A Wish could redirect the javelin to another target but doing so incurs the wrath of the god of vengeance, who gave the secrets of their manufacture to his priests long ago.

Arrow of Attraction
If this arrow causes HP damage it sticks in the target. Any missile weapons passing within 20′ of the victim swerve to attack him instead, with the original attack roll. The arrow can be removed in one round, or two if it was fired into his back and he removes it himself. The arrow then withers away and is worthless. An unused arrow can be fired into a tree or other plant to generate the attraction field until the arrow is removed.

Wastrel’s Quarrel
When this quarrel hits, the victim’s magic items all activate. Those with only one use left (potions, spell scrolls, wands with just one charge left, a ring with one wish) are not affected. Items usable X activations per Y time are affected even if they have just one use left in this period. The activated items all target the wearer. They cannot be activated again this round, so multiple quarrels hitting one target in a round are pointless.
This is a good way to both waste a target’s magic supplies and prevent him from using them later in the round. But if he has more beneficial magic items on him than attack items, he may come out ahead.

Hammer of the Clear Path
This war-hammer can be thrown to full range and it returns by flying back at the end of the round. When thrown it creates a gust of wind blowing outward from the path it traveled. Everything within 10′ of the path is blown back as if by a Gust of Wind spell, so that the hammer creates a clear path 20′ across. Anyone directly in the path is pushed randomly: 1-2 thrown to the left, 3-4 to the right, 5-6 launched upward 10′. The gust is instantaneous so nothing prevents people from moving back in on their next turn.
Creatures thrown aside into a wall take 1d6 damage.

Children of Set
These white rubbery stones, thrown or slung at a hard surface, snap open releasing a snake from each.
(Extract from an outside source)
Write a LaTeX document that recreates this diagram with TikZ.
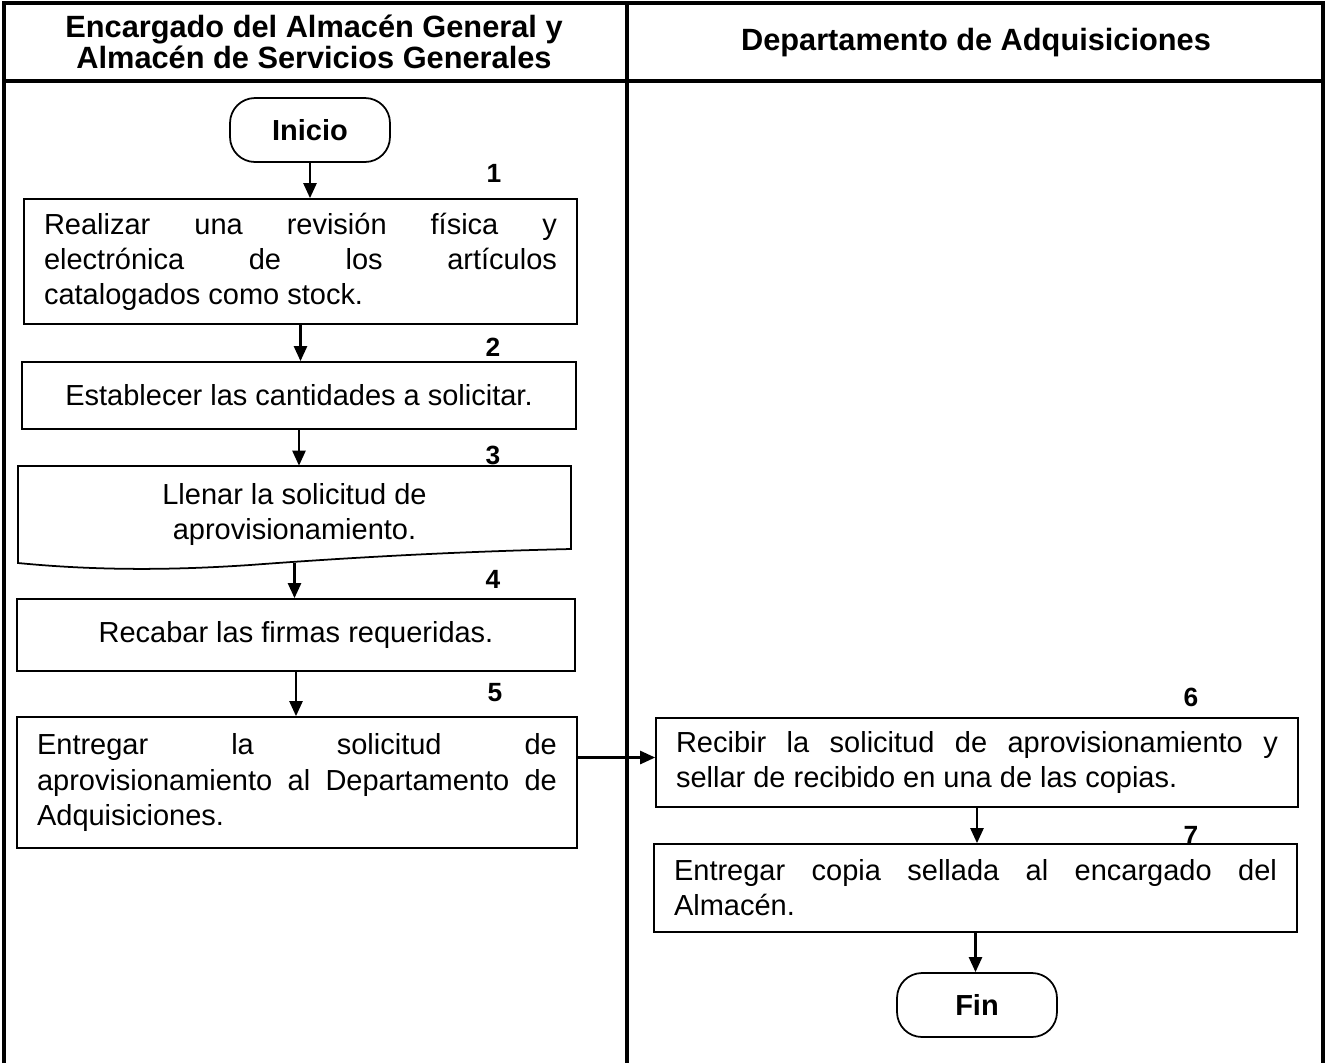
\documentclass[tikz,border=0pt]{standalone}
\usepackage{fontspec}
\setmainfont{Liberation Sans}
\usetikzlibrary{arrows.meta}
\tolerance=10000
\hbadness=10000

\begin{document}
\begin{tikzpicture}[x=0.02cm,y=-0.02cm,
  lane/.style={line width=1.8pt},
  stepbox/.style={draw,rectangle,line width=1pt,inner xsep=0.4cm,font=\fontsize{16.5}{20}\selectfont},
  jbox/.style={stepbox,align=justify},
  cbox/.style={stepbox,align=center},
  term/.style={draw,rectangle,rounded corners=0.5cm,line width=1pt,minimum width=3.2cm,minimum height=1.28cm,font=\bfseries\fontsize{16.5}{16.5}\selectfont},
  numlbl/.style={font=\bfseries\fontsize{15}{15}\selectfont},
  hdr/.style={align=center,font=\bfseries\fontsize{17.5}{17.8}\selectfont},
  arr/.style={line width=1.4pt,-{Triangle[length=0.3cm,width=0.26cm]}}]
\useasboundingbox (0,0) rectangle (1325,1063);
\draw [lane] (4,1063) -- (4,3) -- (1323,3) -- (1323,1063);
\draw [lane] (4,81) -- (1323,81);
\draw [lane] (627,3) -- (627,1063);
\node [hdr] (hdA) at (314,42) {Encargado del Almacén General y\\Almacén de Servicios Generales};
\node [hdr] (hdB) at (976,43) {Departamento de Adquisiciones};

\node [term] (ini) at (310,130) {Inicio};
\node [numlbl] (n1) at (494,173) {1};
\node [jbox,text width=10.26cm,minimum height=2.5cm] (b1) at (300.5,261.5) {Realizar una revisión física y\linebreak electrónica de los artículos\linebreak catalogados como stock.};
\node [numlbl] (n2) at (493,347) {2};
\node [cbox,minimum width=11.08cm,minimum height=1.34cm] (b2) at (299,395.5) {Establecer las cantidades a solicitar.};
\node [numlbl] (n3) at (493,455) {3};
\node [align=center,font=\fontsize{16.5}{20}\selectfont,minimum width=11.06cm,minimum height=1.94cm] (b3) at (294.5,514.5) {Llenar la solicitud de\\aprovisionamiento.};
\draw [line width=1pt] (18,563) -- (18,466) -- (571,466) -- (571,549) .. controls (440,552) and (330,559) .. (250,565) .. controls (190,569) and (110,572) .. (18,563) -- cycle;
\node [numlbl] (n4) at (493,579) {4};
\node [cbox,minimum width=11.16cm,minimum height=1.44cm] (b4) at (296,635) {Recabar las firmas requeridas.};
\node [numlbl] (n5) at (495,693) {5};
\node [jbox,text width=10.4cm,minimum height=2.62cm] (b5) at (297,782.5) {Entregar la solicitud de\linebreak aprovisionamiento al Departamento de\linebreak Adquisiciones.};

\node [numlbl] (n6) at (1191,697) {6};
\node [jbox,text width=12.04cm,minimum height=1.78cm] (b6) at (977,762.5) {Recibir la solicitud de aprovisionamiento y\linebreak sellar de recibido en una de las copias.};
\node [numlbl] (n7) at (1191,835) {7};
\node [jbox,text width=12.06cm,minimum height=1.76cm] (b7) at (975.5,888) {Entregar copia sellada al encargado del\linebreak Almacén.};
\node [term] (fin) at (977,1005) {Fin};

\draw [arr] (ini.south) -- (ini.south |- b1.north);
\draw [arr] (b1.south) -- (b1.south |- b2.north);
\draw [arr] (b2.south) -- (b2.south |- b3.north);
\draw [arr] (b3.south) -- (b3.south |- b4.north);
\draw [arr] (b4.south) -- (b4.south |- b5.north);
\draw [arr] ([yshift=0.1cm]b6.west -| b5.east) -- ([yshift=0.1cm]b6.west);
\draw [arr] (b6.south) -- (b6.south |- b7.north);
\draw [arr] (b7.south) -- (b7.south |- fin.north);
\end{tikzpicture}
\end{document}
The snake attacks the nearest living thing, and has AC 7, HD 1, HP 8, Damage 1d4 + poison (save at +2 bonus or take 10 points of damage), and MV 6”. The snake attacks at the beginning of the round after it’s released. Slain snakes disappear in a burst of oily smoke. If six rounds pass and the snake has not been slain, it disappears the same way.

Caltrop Carpet or Loviatar’s Quilt
This is a thin cloth rug when rolled up, but when unfurled on a surface it turns into a bed of caltrops 10′ square. The caltrops, however, are not picked up by passing feet. Only if the bed of caltrops is “picked up” all at once by an edge, will the carpet turn to cloth once again. Any missing caltrops become small holes in the rug, which can be magically Mended using just one casting but cannot be non-magically mended. If the caltrops are scattered, the largest concentration becomes the carpet item and reverts to just a scrap which must be mended.
If the cloth is soaked with poison, the caltrops will likewise be poisoned. It takes twenty doses of poison to soak the carpet. The caltrops deliver a dose of poison to anyone passing through. Roll 1d20 and record which number that was. That section of caltrops is cleaned of poison. The next person passing through will not be poisoned if he rolls that section. You can under-poison the cloth. If you put 5 doses in, then only 1-5 on d20 will be poisoned patches. The poison goes bad at the regular rate for poisoned weapons, as determined by the DM.

Blue Saber of the Tattered Veil
This thin sword acts as a dagger in all ways except length. When it hits, it removes magical protections. Any general defensive magic (Shield, Armor, Blur, Displacement, Repulsion, Protection from Normal Missiles, etc) has a 2 in 6 chance of going down. Check for each effect separately. If the effect comes from a spell the spell is cancelled regardless of caster level. If the effect is from a permanent magic item (Cloak of Displacement, Ring of Invisibility) the effect is nullified for one turn.
Against charged protections like Stoneskin and Mirror Image, the saber strips away two charges of each for every time you make a successful attack roll regardless of whether the attack hit a Mirror Image or a Stoneskin or some other magic, regardless of whether it actually did damage.
In all cases the saber does not ignore the defensive magic. It just has a chance to remove it. So Stoneskins will still prevent it from cutting but will not prevent the defense-stripping.
The sword glows when in use but flares up brilliantly when it touches a Magic-User or a monster with spell-like abilities. If the wielder has Spellcraft skill and is willing to spend a round inspecting the flares he can determine exactly what class of Magic-User it is (or if it’s a monster instead). You must inspect right then, during the fight, and cannot wait to roll later.